Transcribe every line from the top down to the line with "from matplotlib.ticker import", both ends included, but not the pictures.

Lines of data
----------------------------------------
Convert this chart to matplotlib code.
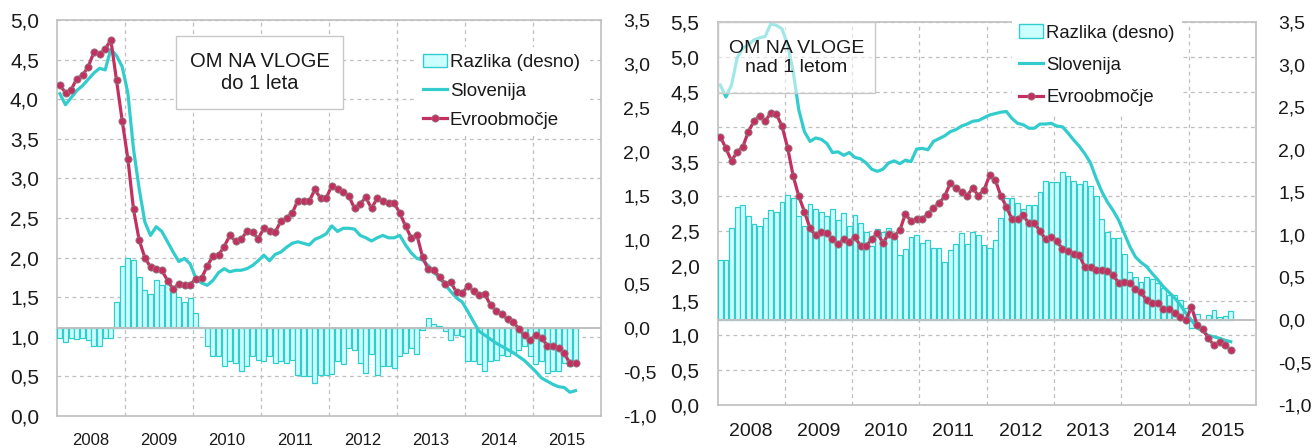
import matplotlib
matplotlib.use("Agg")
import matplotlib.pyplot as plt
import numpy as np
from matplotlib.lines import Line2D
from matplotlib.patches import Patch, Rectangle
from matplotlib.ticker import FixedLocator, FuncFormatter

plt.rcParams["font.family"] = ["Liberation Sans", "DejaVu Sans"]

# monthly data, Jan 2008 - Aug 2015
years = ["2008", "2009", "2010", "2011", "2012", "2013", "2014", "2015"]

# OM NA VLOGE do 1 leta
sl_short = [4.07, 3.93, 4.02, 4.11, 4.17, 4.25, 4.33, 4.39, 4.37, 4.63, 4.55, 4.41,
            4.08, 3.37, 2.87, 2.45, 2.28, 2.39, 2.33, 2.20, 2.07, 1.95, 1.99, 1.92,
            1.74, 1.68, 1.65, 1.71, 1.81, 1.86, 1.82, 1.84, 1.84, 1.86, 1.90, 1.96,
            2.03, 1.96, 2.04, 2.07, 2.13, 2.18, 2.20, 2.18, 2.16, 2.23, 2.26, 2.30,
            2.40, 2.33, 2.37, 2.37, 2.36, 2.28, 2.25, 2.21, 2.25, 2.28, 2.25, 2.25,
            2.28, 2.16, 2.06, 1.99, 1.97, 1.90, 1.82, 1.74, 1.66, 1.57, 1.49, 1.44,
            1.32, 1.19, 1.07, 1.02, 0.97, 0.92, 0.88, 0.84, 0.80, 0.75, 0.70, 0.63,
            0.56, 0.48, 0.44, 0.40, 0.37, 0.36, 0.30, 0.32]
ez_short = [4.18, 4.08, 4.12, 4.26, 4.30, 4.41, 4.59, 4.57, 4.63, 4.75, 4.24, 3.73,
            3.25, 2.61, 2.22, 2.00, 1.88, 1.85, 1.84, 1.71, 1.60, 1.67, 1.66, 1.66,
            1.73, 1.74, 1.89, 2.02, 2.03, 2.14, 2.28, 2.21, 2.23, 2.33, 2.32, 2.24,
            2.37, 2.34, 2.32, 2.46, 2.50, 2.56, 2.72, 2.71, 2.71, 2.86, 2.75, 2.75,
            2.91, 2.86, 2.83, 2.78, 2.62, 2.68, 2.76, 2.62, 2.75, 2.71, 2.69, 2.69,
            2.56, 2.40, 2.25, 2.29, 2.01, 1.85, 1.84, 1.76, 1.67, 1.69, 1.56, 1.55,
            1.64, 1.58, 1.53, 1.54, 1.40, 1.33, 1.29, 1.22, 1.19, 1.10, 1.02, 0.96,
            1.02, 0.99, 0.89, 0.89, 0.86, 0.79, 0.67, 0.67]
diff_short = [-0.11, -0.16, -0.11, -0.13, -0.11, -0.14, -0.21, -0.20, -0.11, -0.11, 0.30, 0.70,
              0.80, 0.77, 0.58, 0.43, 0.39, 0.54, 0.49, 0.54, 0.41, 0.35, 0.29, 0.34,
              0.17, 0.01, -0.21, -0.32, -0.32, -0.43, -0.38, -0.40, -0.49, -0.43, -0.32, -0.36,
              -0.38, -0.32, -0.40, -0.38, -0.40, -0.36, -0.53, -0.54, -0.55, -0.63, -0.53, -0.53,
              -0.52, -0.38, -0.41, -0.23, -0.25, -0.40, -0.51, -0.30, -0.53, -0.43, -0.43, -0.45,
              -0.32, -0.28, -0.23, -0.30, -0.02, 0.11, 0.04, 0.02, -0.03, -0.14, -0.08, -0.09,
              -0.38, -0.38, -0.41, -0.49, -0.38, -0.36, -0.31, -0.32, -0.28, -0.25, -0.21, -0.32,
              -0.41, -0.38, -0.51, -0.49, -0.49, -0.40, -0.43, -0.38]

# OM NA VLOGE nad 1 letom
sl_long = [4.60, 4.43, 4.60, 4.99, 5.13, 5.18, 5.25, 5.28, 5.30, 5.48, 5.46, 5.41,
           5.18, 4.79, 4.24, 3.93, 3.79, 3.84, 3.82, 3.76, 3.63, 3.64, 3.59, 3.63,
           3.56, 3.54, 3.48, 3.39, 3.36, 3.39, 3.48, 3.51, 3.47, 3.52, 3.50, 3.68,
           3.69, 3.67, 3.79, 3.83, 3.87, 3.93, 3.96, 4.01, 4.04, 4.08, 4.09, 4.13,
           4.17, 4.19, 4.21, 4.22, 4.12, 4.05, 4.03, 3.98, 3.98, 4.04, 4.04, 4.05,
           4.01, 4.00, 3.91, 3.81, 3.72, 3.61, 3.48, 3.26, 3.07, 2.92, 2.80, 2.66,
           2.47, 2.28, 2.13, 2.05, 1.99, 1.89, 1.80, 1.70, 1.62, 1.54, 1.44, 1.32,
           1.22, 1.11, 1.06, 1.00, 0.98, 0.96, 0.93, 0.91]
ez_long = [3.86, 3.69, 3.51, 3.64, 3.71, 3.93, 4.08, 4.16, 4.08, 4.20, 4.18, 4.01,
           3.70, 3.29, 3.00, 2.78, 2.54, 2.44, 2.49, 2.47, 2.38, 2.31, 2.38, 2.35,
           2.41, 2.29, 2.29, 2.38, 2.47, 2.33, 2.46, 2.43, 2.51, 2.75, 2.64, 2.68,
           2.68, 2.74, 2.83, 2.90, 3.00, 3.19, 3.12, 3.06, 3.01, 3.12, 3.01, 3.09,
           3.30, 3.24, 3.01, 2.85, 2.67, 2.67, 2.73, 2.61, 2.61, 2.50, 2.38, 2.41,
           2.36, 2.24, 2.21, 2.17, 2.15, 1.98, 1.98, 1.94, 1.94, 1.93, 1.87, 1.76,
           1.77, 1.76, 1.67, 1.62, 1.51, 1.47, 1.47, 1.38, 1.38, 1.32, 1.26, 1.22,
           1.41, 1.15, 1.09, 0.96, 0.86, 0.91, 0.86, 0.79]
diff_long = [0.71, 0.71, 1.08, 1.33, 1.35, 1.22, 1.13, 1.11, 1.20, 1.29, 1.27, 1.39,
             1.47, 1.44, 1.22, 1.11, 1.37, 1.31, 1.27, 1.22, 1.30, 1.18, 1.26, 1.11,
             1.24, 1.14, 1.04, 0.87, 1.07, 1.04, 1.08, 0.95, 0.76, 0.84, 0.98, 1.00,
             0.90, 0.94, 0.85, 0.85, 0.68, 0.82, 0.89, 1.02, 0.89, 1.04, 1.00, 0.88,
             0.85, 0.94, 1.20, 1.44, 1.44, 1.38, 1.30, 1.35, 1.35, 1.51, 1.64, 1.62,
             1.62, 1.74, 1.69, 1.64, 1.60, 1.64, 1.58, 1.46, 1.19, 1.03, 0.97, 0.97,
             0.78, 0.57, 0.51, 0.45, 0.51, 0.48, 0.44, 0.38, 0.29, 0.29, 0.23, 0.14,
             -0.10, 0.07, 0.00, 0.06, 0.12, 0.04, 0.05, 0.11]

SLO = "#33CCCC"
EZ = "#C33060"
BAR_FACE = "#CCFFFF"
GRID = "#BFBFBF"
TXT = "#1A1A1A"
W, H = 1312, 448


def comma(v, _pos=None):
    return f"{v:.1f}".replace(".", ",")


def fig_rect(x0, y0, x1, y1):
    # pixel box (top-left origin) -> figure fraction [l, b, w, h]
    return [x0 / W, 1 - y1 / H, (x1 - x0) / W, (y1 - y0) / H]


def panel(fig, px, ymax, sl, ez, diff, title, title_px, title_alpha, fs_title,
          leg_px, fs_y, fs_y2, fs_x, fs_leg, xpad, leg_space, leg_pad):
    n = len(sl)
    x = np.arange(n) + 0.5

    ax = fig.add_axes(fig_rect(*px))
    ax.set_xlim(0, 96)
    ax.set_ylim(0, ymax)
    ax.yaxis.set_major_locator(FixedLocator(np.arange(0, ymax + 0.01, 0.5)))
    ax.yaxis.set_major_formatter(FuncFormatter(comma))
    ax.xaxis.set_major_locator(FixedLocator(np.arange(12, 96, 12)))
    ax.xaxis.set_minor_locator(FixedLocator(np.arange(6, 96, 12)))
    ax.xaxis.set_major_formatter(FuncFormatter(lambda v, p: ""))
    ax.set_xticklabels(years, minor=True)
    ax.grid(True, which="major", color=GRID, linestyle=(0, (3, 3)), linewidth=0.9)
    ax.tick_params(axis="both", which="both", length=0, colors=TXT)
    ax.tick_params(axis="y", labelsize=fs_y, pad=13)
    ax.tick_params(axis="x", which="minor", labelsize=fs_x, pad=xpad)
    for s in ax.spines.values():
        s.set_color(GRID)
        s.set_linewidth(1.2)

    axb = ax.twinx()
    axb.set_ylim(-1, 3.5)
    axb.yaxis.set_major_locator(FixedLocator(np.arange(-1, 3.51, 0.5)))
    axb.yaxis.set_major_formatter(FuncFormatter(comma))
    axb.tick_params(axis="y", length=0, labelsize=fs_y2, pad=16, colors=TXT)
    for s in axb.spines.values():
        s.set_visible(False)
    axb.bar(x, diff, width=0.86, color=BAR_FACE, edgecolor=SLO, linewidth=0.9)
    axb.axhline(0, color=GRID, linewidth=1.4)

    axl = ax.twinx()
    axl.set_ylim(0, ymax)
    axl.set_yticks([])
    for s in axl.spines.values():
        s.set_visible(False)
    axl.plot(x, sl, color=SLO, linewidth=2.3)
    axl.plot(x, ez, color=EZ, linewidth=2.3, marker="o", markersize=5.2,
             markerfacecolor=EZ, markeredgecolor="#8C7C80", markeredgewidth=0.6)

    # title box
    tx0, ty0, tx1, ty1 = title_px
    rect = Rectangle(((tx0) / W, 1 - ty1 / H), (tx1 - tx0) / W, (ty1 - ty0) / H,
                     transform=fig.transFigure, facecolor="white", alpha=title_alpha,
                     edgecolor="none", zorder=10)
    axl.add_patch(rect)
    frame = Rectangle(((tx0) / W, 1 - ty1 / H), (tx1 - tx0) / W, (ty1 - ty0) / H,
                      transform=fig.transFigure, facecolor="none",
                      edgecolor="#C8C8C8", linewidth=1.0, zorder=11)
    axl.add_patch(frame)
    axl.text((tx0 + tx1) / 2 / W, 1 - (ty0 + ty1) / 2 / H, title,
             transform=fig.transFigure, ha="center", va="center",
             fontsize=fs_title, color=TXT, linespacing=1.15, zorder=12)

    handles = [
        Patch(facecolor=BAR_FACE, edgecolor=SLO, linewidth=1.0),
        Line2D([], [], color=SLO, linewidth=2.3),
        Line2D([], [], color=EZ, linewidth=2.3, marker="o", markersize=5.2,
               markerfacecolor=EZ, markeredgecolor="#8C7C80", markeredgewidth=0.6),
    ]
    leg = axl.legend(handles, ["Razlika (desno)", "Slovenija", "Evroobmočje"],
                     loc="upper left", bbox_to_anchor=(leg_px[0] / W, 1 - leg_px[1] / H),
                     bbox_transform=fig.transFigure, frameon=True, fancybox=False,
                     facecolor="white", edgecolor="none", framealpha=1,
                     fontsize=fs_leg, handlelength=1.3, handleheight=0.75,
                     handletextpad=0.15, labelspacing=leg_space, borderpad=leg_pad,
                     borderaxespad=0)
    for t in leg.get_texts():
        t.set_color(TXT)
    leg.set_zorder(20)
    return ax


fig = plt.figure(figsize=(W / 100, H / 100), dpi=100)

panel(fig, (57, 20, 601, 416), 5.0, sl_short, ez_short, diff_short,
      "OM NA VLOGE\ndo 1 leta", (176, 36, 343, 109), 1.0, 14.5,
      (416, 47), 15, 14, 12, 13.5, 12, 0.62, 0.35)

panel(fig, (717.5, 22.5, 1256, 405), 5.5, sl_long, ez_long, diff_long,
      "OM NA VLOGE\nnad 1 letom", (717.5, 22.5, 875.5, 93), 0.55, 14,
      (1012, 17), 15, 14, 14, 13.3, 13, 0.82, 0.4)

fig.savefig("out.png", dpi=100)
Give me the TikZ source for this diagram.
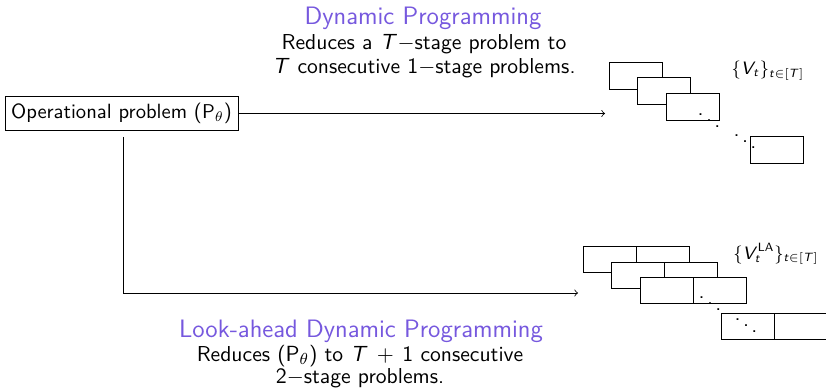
----------------------------------------
SOLUTION TO THIS PROBLEM:
Convert this chart to matplotlib code.
import matplotlib
matplotlib.use("Agg")
import matplotlib.pyplot as plt
import numpy as np
from matplotlib.lines import Line2D
from matplotlib.patches import Patch, Rectangle
from matplotlib.ticker import FixedLocator, FuncFormatter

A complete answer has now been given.